Written task – Up to and including the line containing "import plotly.graph_objects as go", please reproduce the lines of the listing below, starting from the top.

[Begin Information shown]

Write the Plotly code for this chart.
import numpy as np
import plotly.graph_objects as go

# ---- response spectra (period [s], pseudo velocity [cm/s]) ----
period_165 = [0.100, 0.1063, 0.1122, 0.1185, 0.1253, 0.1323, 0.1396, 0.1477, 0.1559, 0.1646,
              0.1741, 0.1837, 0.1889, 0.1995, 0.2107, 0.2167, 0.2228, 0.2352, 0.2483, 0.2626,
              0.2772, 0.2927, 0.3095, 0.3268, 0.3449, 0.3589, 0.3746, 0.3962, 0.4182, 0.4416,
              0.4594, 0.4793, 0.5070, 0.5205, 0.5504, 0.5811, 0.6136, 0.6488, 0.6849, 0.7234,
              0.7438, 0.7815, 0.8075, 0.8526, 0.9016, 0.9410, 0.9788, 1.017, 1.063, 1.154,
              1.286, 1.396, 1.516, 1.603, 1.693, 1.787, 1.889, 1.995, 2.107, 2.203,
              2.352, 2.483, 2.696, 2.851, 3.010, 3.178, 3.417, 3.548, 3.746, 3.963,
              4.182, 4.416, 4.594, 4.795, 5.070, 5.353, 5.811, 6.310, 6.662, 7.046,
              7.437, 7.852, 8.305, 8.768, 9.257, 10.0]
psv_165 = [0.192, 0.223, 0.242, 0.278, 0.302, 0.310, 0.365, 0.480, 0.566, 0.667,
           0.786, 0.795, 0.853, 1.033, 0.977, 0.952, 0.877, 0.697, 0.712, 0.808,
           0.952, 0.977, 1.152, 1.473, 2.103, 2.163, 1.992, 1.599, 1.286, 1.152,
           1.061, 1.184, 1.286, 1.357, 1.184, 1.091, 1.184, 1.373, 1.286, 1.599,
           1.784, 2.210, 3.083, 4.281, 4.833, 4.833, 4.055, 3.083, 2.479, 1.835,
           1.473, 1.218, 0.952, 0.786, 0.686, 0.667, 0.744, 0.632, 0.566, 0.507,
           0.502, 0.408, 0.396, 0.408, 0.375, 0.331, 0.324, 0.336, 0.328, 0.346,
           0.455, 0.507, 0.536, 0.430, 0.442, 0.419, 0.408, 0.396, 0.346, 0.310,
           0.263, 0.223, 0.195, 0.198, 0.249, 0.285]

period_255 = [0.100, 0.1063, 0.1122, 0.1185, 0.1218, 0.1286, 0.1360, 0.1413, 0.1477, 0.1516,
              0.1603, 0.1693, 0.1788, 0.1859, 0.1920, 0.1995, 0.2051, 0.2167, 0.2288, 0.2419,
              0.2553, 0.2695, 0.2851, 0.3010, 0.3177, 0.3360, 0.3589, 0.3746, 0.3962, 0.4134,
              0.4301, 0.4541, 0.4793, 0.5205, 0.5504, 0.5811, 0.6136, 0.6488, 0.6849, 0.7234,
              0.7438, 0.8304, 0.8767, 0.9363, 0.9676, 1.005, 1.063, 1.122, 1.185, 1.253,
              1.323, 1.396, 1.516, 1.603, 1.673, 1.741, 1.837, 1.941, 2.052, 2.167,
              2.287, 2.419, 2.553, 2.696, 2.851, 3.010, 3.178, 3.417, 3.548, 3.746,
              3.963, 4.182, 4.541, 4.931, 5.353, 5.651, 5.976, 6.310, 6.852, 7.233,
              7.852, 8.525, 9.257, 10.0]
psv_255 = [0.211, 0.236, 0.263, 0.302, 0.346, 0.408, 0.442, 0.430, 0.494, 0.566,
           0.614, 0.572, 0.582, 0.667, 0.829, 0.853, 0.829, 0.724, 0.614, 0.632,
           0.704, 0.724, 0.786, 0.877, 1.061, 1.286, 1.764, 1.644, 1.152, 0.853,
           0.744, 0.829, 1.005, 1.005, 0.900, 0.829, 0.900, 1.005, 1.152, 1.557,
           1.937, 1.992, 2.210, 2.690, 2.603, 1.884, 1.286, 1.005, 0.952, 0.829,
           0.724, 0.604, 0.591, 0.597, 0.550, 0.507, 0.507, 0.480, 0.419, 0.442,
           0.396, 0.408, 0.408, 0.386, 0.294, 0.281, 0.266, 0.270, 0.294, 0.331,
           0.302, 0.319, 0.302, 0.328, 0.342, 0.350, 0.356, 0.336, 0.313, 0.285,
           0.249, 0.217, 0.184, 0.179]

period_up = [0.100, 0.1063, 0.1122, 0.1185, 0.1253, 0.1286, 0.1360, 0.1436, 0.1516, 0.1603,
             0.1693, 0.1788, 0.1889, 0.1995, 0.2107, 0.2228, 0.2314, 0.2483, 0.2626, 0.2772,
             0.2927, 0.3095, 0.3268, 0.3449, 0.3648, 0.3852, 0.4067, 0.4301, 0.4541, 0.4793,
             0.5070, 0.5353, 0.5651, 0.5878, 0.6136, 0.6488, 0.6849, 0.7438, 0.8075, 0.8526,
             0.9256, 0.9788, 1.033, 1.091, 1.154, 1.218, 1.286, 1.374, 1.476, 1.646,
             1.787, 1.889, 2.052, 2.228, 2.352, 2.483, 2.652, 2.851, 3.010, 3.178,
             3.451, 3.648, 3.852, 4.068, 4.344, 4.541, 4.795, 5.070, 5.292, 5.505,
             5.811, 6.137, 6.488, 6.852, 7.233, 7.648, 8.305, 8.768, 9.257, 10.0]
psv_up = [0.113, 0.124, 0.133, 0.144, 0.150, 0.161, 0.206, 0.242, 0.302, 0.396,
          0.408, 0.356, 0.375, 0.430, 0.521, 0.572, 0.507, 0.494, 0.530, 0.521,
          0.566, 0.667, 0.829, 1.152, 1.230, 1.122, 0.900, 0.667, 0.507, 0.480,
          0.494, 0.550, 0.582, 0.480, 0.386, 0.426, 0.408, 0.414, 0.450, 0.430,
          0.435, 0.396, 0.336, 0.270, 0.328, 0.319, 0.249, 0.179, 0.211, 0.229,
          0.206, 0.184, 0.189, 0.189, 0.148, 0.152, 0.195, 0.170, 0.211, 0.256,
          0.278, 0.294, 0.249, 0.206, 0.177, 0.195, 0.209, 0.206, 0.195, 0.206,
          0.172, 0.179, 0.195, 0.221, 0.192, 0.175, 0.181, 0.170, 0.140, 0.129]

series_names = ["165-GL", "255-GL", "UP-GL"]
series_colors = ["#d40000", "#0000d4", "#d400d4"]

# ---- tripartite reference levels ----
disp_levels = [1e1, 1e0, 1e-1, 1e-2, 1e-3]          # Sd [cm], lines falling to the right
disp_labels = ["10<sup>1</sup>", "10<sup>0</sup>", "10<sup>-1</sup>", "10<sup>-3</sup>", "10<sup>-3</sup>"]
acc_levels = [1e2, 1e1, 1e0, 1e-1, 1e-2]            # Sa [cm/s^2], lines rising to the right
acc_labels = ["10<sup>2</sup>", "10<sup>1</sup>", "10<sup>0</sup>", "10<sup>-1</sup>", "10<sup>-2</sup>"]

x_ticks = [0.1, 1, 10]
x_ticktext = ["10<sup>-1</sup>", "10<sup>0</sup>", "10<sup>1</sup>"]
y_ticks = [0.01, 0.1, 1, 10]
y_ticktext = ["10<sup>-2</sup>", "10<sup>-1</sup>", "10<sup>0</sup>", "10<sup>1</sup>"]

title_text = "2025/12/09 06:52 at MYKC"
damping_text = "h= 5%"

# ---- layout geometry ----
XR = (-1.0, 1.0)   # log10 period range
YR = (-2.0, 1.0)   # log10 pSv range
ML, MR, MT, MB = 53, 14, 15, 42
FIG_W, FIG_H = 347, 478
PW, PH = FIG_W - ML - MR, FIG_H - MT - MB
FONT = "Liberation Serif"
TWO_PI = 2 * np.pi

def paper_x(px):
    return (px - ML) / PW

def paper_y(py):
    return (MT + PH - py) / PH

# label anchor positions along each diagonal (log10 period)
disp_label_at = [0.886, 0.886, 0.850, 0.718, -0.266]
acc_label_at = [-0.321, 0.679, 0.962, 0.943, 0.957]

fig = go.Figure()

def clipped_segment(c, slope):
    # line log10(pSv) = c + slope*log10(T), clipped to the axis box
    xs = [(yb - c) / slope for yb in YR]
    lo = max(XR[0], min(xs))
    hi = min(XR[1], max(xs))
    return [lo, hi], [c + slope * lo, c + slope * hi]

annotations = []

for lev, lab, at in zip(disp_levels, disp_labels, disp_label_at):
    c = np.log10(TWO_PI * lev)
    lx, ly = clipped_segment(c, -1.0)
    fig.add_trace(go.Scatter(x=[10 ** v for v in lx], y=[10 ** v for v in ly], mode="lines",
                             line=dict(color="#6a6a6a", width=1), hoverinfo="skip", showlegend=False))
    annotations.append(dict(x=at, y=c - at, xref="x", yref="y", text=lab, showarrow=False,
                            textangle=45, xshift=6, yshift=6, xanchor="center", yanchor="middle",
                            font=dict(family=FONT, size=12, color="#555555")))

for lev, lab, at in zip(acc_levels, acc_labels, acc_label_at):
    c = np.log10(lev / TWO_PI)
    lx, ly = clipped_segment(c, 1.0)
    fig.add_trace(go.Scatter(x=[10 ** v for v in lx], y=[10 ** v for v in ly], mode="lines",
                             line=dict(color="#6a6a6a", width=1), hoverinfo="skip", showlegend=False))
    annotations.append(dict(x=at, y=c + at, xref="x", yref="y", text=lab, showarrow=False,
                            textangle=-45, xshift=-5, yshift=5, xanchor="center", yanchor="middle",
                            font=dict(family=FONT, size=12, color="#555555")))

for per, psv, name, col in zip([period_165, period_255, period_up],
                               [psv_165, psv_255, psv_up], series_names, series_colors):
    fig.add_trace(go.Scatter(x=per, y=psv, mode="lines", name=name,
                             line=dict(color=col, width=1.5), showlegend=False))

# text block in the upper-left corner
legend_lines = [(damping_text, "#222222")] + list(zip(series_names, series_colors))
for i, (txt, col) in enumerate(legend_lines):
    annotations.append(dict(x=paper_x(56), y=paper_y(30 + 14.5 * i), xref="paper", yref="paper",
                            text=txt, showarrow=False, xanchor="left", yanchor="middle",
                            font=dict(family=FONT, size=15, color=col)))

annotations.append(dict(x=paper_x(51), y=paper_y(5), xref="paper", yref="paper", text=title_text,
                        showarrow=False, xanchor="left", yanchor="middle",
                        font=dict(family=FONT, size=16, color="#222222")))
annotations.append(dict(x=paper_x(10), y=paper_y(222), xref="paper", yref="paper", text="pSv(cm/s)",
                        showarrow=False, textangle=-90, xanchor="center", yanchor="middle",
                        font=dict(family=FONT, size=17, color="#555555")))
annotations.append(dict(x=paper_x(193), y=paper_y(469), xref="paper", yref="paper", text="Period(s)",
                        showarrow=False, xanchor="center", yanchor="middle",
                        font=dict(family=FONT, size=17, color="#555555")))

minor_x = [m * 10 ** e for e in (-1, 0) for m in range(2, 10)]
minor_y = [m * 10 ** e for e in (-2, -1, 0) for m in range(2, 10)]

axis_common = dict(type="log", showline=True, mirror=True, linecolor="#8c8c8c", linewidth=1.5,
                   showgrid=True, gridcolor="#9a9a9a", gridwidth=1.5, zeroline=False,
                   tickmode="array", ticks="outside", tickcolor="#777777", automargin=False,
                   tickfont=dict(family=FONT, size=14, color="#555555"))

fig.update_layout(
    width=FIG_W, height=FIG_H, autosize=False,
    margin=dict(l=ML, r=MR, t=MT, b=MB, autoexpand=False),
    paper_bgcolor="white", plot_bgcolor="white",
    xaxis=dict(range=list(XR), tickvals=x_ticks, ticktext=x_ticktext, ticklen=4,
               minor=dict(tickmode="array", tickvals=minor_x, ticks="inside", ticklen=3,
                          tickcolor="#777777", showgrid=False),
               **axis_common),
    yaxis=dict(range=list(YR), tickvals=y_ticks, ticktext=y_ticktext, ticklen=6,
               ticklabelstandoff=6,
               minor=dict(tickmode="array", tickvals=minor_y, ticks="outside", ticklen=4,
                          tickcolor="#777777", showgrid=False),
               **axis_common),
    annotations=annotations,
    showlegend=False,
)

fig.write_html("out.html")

[End Information shown]

Answer to the problem –
Write the Plotly code for this chart.
import numpy as np
import plotly.graph_objects as go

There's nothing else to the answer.